Freedom

Freedom
Find Peace and Harmony within myself

Tuesday, 16 December 2014

My Week in Ottawa

Well I made it home to Ottawa for a week. It was wonderful, difficult, emotional and very, very hard on my body, mind and soul. Lots and lots of tears were shed for so many different reasons. I loved it, I hated it and just about everything in between. The following letter I'm sending to a 'former' friend kind of sums up last week so I want it recorded here......


Kris
I was thinking for a bit the other day about the very short period of time when we did see each other as good friends without too many issues getting in the way. It was because of that time that I wanted to send you a note. I want to wish both you and Jack the merriest Christmas and new year. I saw someone post the little Red Elf that was so intriguing to me and it’s tradition of hiding places. I assume that once again you are doing that and that both of you enjoy the fun of it all. I do hope you are well Kris and are continuing to improve and are pretty much healed by now living the very normal busy life once again. Unfortunately I have not been too good and have lost the mobility of my body but am getting by using my walker all the time now.

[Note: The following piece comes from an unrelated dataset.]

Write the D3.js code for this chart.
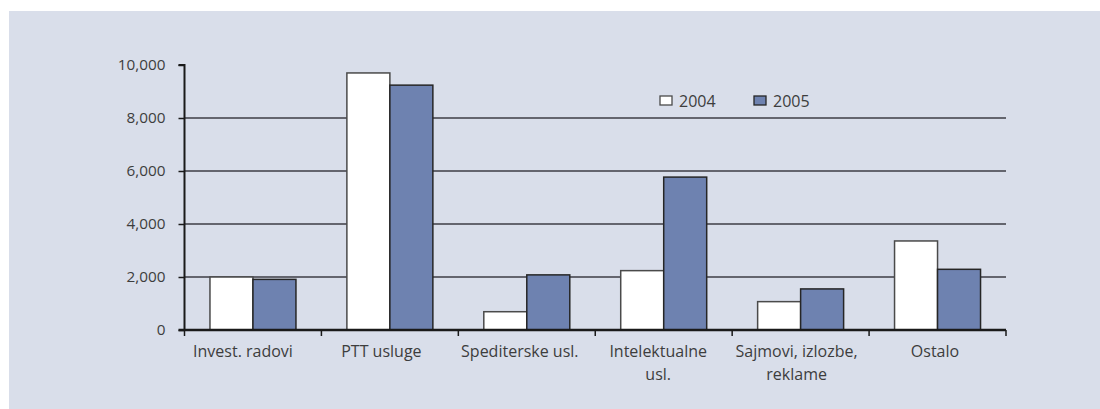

I’m just going to give a brief update on what is happening  up here for me. I spent a week in Ottawa at Kelsey’s lovely HUGE home. Her 6 month old puppy Ben is a very gentle lovely beast. He is well on his way to becoming about 130lb by the time he’s fully grown. I was unable to look for an apartment while there but Kelsey and my most wonderful friend Charlotte will find one together in January. Which of course will be interesting moving to a new home site unseen. All my faith is with them and trust it will be fine.  All the Lawyer papers have now been signed regarding Kelsey becoming my POA so she will be able now to write the cheques needed to secure a place for me. I just sure am hoping that things don’t continue to worsen physically for me and I can stay clear of having to move to a retirement home. This of course will happen eventually but I really want another few years of my hard fought independence. Only time will tell what the Universe has planned for me. Paul is very concerned and angry of what Kelsey being my POA will entail and has made this very clear to me that he will fight me on this if he feels it’s too much for her.  We unfortunately has a very large and vocal fight in front of Kelsey and Bryan.  A lot of tears and anguish over this for each of us. Some days life just sucks everything out of me especially when I was feeling very isolated and just the periodic Mom interrupting their wonderful lives with their Dad. It’s very strange and discouraging for me and of course very sad and unnerving. I’ve felt this before but never as intensely as the week back home.  I hope things will change once I’ve moved back home. I have to find a way to make the changes work as I can’t imagine what life will be like without my kids being around or at least near me!

The apartment here is slowly getting packed up so I’ll be ready to book the moving company as soon as I hear I have an address to move to. I’m not discouraged and I just know things will work out as they are meant to. My strength comes from my Spirituality totally.

So, I guess that sums things up for me. I want you to know I have forgiven you and hope that someday you can forgive me Kris. Releasing ourselves from the burdens of anger and judgements towards each other is something that I know is good. Someday we may even be able to periodically chat but I have no expectations of this as I’m sure you don’t either. I will always remember who you are and what you once meant to me Kris and for that I am very grateful. There once was a need for our paths to cross as they did. That need was well surpassed for both of us. Life is good, difficult at times but still good with so much to still pass by both of us. Be safe, be happy and take the time to just stop, breath deeply and acknowledge all that is good and wonderful in life.  Every day now I take that time to feel the gratitude I need to feel for all that is around me and all that I have.

Have a wonderful 2015 and may all the best come your way for a great year ahead. You will always hold a special place in my heart and soul Kris.

Love always     Deana

 

1 comment:

  1. I do hope Im not repeating myself, but my comment isnt here. I just wanted to say that I am following your blog, you have an interesting life and are very open about it.